DOMINGO IV DE CUARESMA (ciclo B). LAETARE. 10 de marzo de 2024

Cr 36,14-16.19-23: “Hasta que el país haya pagado sus sábados, descansará todos los días de la desolación”.

Sal 136: Que se me pegue la lengua al paladar, si no me acuerdo de ti.

Ef 2,4-10: Estáis salvado por su gracia y mediante la fe.

Jn 3,14-21: Todo el que obra perversamente detesta la luz y no se acerca a la luz, para no verse acusado por sus obras.

 

Cuando nuestros pasos comenzaron a hollar la tierra, esta tierra, ya muchos otros pasos nos habían precedido. Quisiéramos o no, el mundo estaba llenísimo de otras huellas y otras tantas seguirán tras nuestra partida. No solo somos historia, también pertenecemos a una historia que nos precede y nos continúa. Sería un disparate obviarla o rechazarla, y un despilfarro no tomarla en consideración para buscar interpretarla; más aún si se trata de la historia de nuestra vida, y de nuestra vida en la historia del hombre.

Las situaciones calamitosas pueden favorecer que nos interesemos por el sentido, es decir, que nos planteemos preguntas importantes y nos pongamos en disposición de encontrar respuestas. De otro modo corremos el riesgo de entender que estamos como arrojados ahí, en medio de los acontecimientos, sin más remedio que dejar que sucedan cosas o hacen nosotros que sucedan, sin más. Pero, por otra parte, se puede dar con un sentido equivocado.
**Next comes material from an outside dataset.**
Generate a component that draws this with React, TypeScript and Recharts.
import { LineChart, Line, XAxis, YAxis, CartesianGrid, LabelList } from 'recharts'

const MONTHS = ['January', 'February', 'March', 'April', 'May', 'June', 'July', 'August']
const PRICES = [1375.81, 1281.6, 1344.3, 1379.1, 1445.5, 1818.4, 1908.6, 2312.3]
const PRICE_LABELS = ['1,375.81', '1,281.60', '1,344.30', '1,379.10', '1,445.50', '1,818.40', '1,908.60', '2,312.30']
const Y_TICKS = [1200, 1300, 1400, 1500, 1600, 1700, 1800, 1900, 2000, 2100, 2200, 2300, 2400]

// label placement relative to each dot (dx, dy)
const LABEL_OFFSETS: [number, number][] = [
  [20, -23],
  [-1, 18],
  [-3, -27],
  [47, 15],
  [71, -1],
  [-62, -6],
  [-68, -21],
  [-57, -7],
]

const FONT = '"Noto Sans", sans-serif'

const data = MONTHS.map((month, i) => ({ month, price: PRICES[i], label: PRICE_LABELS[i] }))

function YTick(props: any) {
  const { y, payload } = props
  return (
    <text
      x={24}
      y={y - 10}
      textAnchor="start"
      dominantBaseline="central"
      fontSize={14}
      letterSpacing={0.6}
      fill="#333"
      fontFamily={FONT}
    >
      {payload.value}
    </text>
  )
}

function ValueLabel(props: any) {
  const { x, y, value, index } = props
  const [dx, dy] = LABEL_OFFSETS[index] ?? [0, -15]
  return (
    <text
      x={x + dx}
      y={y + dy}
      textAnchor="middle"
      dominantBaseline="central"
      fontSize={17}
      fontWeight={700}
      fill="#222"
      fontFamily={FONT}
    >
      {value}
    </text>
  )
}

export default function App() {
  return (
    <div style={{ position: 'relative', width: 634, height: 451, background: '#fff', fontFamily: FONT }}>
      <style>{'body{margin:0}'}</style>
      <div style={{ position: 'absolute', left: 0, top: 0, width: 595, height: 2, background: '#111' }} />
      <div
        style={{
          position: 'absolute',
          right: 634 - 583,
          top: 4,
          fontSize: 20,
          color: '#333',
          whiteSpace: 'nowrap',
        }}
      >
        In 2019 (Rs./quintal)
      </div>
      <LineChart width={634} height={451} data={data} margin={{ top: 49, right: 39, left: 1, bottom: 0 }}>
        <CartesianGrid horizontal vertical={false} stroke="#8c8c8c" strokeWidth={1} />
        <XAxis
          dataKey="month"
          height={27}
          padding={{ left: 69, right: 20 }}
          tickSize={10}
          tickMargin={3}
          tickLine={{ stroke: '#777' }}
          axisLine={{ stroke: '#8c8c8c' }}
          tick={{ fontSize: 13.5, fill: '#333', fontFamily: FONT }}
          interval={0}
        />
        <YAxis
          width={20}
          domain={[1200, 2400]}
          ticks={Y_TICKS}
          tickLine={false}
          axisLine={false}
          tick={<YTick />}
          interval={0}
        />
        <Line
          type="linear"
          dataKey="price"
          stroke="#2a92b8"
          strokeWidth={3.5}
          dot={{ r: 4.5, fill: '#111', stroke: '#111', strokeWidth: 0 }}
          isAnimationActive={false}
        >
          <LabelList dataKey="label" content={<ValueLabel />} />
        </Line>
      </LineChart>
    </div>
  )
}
El Pueblo de Israel partía de una posición precaria: habían perdido prácticamente todo y hasta su identidad como pueblo estaba en grave peligro. Conservaban aún una confianza, casi insensata, en su Dios, que parecía que les había abandonado. Entendieron la desgracia como un castigo merecido por su desobediencia, por haber querido centrar el sentido de su existencia en Dios, el único y soberano. Y observaron que participaban de un ciclo que volvía a repetirse: Dios entregaba el don, el pueblo lo recibía, pero manoseándolo, derrochándolo, esquilmándolo… lo que abocaba a la ruina, causada por el Señor para que se enmendaran. Después llegaba el reconocimiento del pecado y el arrepentimiento. Ninguna de sus imposturas como pueblo ni personales quedaban cerradas a la esperanza. Sin embargo, la fragilidad humana era tan patente, que inquietaba considerar estar atrapados en esa dinámica sin interrupción y sin remedio.

La reflexión de san Pablo introducía a Cristo para romper la circularidad de su Pueblo, de toda la humanidad. Dios hecho hombre había abierto una nueva puerta a la mayor de las excelencias: nos había elevado a compartir la condición divina, a sentarnos junto a Dios para la eternidad. Un torrente de tanta misericordia, de tanta generosidad empapaba por completo la historia para dejar el pecado como algo terrible, pero residual en comparación con la bondad de Dios. Y dejó a la Iglesia este oficio de esperanza: para rescatar, para sanar, para cuidar, para promover, para dejarse guiar y que el Espíritu vibre en cada persona.

Cuando el respetable Nicodemo se acerca a Jesús a escondidas, el Maestro le abre la historia de la Salvación a las claras. Lo antiguo encuentra su sentido en Él, y no solo el sentido, sino también la respuesta, la solución: la cruz y la resurrección de Cristo. Él es la llama que ilumina nuestra historia; en la que podemos reconocer nuestras mentiras y la verdad, la que nos faculta a ver realmente y no evitar enfrentarnos con nuestras sombras, con el pecado y el mal, que necesita ser tomado en serio para ser perdonado e integrado en serio en esta historia donde Dios se ha hecho presente. Es en esta historia que aprendemos a leer donde hallamos la entrañable misericordia de nuestro Señor y su amor personal, íntimo, en derroche por nosotros, donde no se oculta nada, sino que, por amor, se abraza y se integra. ¿No es para no dejar de alegrarse?